Experimental Performance of Polyester-Fiber-Based Soil Geogrids against Reflective Cracks

Abstract

Road pavements may be subjected to deterioration problems caused by excessive traffic loads, thousands of load repetitions, environmental and climatic conditions, freeze-thaw effects, and insufficient design of mixtures. The formation of reflective cracks is the most common structural problem that occurs on a road's superstructure over time. Special applications requiring expensive geosynthetics, such as glass-fiber-based geogrids (GG) or carbon-fiber-based geogrids, are generally used to solve this problem.
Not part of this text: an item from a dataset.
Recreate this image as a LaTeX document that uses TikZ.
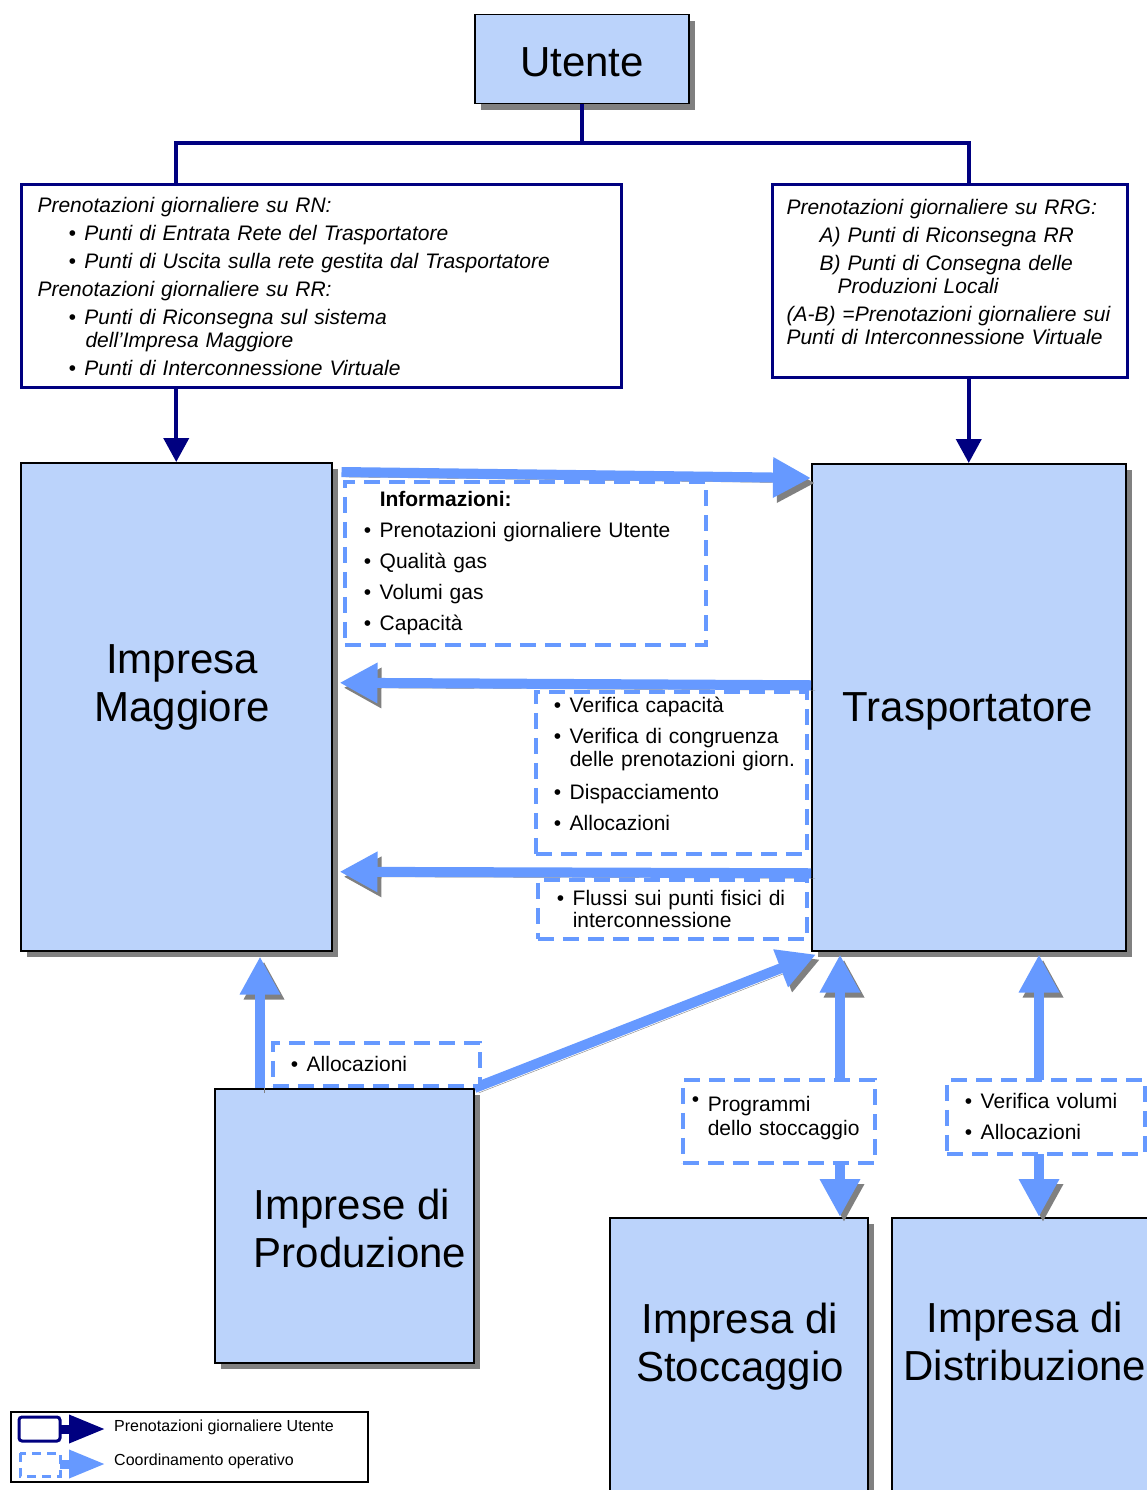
\documentclass[tikz,border=0pt]{standalone}
\usepackage{fontspec}
\setmainfont{Liberation Sans}
\usepackage{tikz}
\usetikzlibrary{arrows.meta,positioning,calc,shadows}
\definecolor{boxblue}{RGB}{187,211,251}
\definecolor{flowblue}{RGB}{102,153,255}
\definecolor{navyblue}{RGB}{0,0,128}
\definecolor{shadegray}{RGB}{128,128,128}
\newcommand{\bul}[1]{\hspace*{#1}\makebox[16pt][l]{\textbullet}}
\tikzset{
  >=Stealth,
  every node/.append style={font=\fontsize{21}{23}\selectfont},
}
\tikzset{
  entity/.style={draw=black, line width=1.5pt, fill=boxblue, anchor=north west, inner sep=0pt,
    drop shadow={shadow xshift=6pt, shadow yshift=-6pt, fill=shadegray, opacity=1}},
  bigtext/.style={font=\fontsize{42}{48}\selectfont, align=center},
  bookbox/.style={draw=navyblue, line width=3pt, anchor=north west, align=left, inner xsep=16pt,
    font=\itshape\fontsize{21}{23}\selectfont},
  infobox/.style={draw=flowblue, fill=white, line width=3.5pt, dash pattern=on 16pt off 9pt,
    anchor=north west, align=left, inner xsep=0pt, inner ysep=0pt},
  bookline/.style={draw=navyblue, line width=4pt},
  bookarrow/.style={draw=navyblue, line width=4pt, -{Triangle[width=25pt,length=24pt]}},
  flow/.style={draw=flowblue, line width=10pt, -{Triangle[width=38pt,length=38pt]},
    preaction={draw=shadegray, transform canvas={shift={(4pt,-5pt)}}}},
  flowboth/.style={flow, {Triangle[width=38pt,length=38pt]}-{Triangle[width=38pt,length=38pt]}}
}

\begin{document}
\begin{tikzpicture}[x=1pt, y=-1pt]
\useasboundingbox (0,0) rectangle (1146,1490);

% --- Utente and daily bookings ---
\node[entity, minimum width=214pt, minimum height=89pt] (utente) at (474,14) {};
\node[bigtext] (utentelabel) at (582,62) {Utente};

\node[bookbox, text width=568pt, minimum height=203pt] (rn) at (20,183) {
  Prenotazioni giornaliere su RN:\\[5pt]
  \bul{31pt}Punti di Entrata Rete del Trasportatore\\[5pt]
  \bul{31pt}Punti di Uscita sulla rete gestita dal Trasportatore\\[5pt]
  Prenotazioni giornaliere su RR:\\[5pt]
  \bul{31pt}Punti di Riconsegna sul sistema\\
  \hspace*{48pt}dell'Impresa Maggiore\\[5pt]
  \bul{31pt}Punti di Interconnessione Virtuale
};
\node[bookbox, inner xsep=14pt, text width=327pt, minimum height=193pt] (rrg) at (771,183) {
  Prenotazioni giornaliere su RRG:\\[5pt]
  \hspace*{33pt}A) Punti di Riconsegna RR\\[5pt]
  \hspace*{33pt}B) Punti di Consegna delle\\
  \hspace*{51pt}Produzioni Locali\\[5pt]
  (A-B) =Prenotazioni giornaliere sui\\
  Punti di Interconnessione Virtuale\\[-4pt]
  \mbox{}
};

% --- Companies ---
\node[entity, minimum width=311pt, minimum height=488pt] (maggiore) at (20,462) {};
\node[entity, minimum width=314pt, minimum height=487pt] (trasp) at (811,463) {};
\node[entity, minimum width=259pt, minimum height=274pt] (produzione) at (214,1088) {};
\node[entity, minimum width=258pt, minimum height=300pt] (stoccaggio) at (609,1217) {};
\node[entity, minimum width=300pt, minimum height=300pt] (distrib) at (891,1217) {};

\node[bigtext] (maggiorelabel) at (182,687) {Impresa\\Maggiore};
\node[bigtext] (trasplabel) at (968,711) {Trasportatore};
\node[bigtext, align=left] (prodlabel) at (360,1228) {Imprese di\\Produzione};
\node[bigtext] (stocclabel) at (740,1347) {Impresa di\\Stoccaggio};
\node[bigtext] (distlabel) at (1025,1341) {Impresa di\\Distribuzione};

% Booking connectors
\coordinate (split) at ($(utente.south)+(0,39)$);
\draw[bookline] (rn.north -| maggiore.north) |- (split) -| (rrg.north -| trasp.north);
\draw[bookline] (utente.south) -- (split);
\draw[bookarrow] (rn.south -| maggiore.north) -- (maggiore.north);
\draw[bookarrow] (rrg.south -| trasp.north) -- (trasp.north);

% --- Operational coordination ---
\draw[flow] ($(maggiore.north east)+(9,10)$) -- ($(trasp.north west)+(0,15)$);
\draw[flow] ($(trasp.west)+(0,-22)$) -- ($(maggiore.east)+(7,-24)$);
\draw[flow] ($(trasp.west)+(0,166)$) -- ($(maggiore.east)+(7,165)$);
\draw[flow] ($(produzione.north west)+(46,0)$) -- ($(maggiore.south west)+(240,5)$);
\draw[flow] (produzione.north east) -- ($(trasp.south west)+(5,3)$);
\draw[flowboth] ($(trasp.south west)+(29,3)$) -- ($(stoccaggio.north west)+(231,0)$);
\draw[flowboth] ($(trasp.south west)+(228,3)$) -- ($(distrib.north west)+(148,0)$);

\node[infobox, text width=361pt, minimum height=163pt] (info) at (343,480) {
  \hspace*{35pt}\textbf{Informazioni:}\\[8pt]
  \bul{19pt}Prenotazioni giornaliere Utente\\[8pt]
  \bul{19pt}Qualità gas\\[8pt]
  \bul{19pt}Volumi gas\\[8pt]
  \bul{19pt}Capacità
};
\node[infobox, text width=271pt, minimum height=162pt] (verifica) at (534,690) {
  \bul{18pt}Verifica capacità\\[8pt]
  \bul{18pt}Verifica di congruenza\\
  \hspace*{34pt}delle prenotazioni giorn.\\[10pt]
  \bul{18pt}Dispacciamento\\[8pt]
  \bul{18pt}Allocazioni\\[-6pt]
  \mbox{}
};
\node[infobox, text width=269pt, minimum height=59pt] (flussi) at (536,878) {
  \bul{19pt}Flussi sui punti fisici di\\[-1pt]
  \hspace*{35pt}interconnessione
};
\node[infobox, text width=207pt, minimum height=43pt] (allocprod) at (271,1041) {
  \bul{18pt}Allocazioni
};
\node[infobox, text width=192pt, minimum height=83pt] (programmi) at (681,1078) {
  \hspace*{9pt}\makebox[16pt][l]{\raisebox{5pt}{\textbullet}}Programmi\\[1pt]
  \hspace*{25pt}dello stoccaggio\\[-13pt]
  \mbox{}
};
\node[infobox, text width=198pt, minimum height=74pt] (volumi) at (945,1078) {
  \bul{18pt}Verifica volumi\\[8pt]
  \bul{18pt}Allocazioni
};

% --- Legend ---
\node[draw, line width=1.5pt, anchor=north west, minimum width=357pt, minimum height=70pt] (legend) at (10,1411) {};
\draw[navyblue, line width=3pt, rounded corners=3pt] (19,1417) rectangle (60,1441);
\draw[navyblue, line width=9pt, -{Triangle[width=26pt,length=37pt]}] (60,1429) -- (106,1429);
\draw[flowblue, line width=3pt, dash pattern=on 9pt off 6pt] (20,1453) rectangle (60,1476);
\draw[flowblue, line width=9pt, -{Triangle[width=26pt,length=37pt]}] (60,1464) -- (106,1464);
\node[anchor=west, inner sep=0pt, font=\fontsize{16}{18}\selectfont] (legbook) at (114,1427) {Prenotazioni giornaliere Utente};
\node[anchor=west, inner sep=0pt, font=\fontsize{16}{18}\selectfont] (legcoord) at (114,1461) {Coordinamento operativo};

\end{tikzpicture}
\end{document}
Therefore, in this study, the utility of polyester-fiber-based soil geogrid (PG) is investigated as an alternative solution in relation to experimental performance analysis. Three-point bending tests are realized to custom-engineered hot mix asphalt plate specimens, with and without geogrids, under full-capacity static loading, cyclic loading, and dynamic fatigue loading conditions. Although the same bending strength levels are seen for plate specimens, including GG and PG reinforcements with a 100 kN/m tensile strength, PG-containing specimens show a 42% greater performance in the case of cyclic loading. Moreover, PG-reinforced plates have greater elastic behavior than GG plates, up to 49.4% within a dynamic fatigue test at the end of 15,000 cycles. As a result, it is shown that reflective cracks can be more effectively delayed by the use of soil PGs, rather than GGs, in relation to overall performance and service life.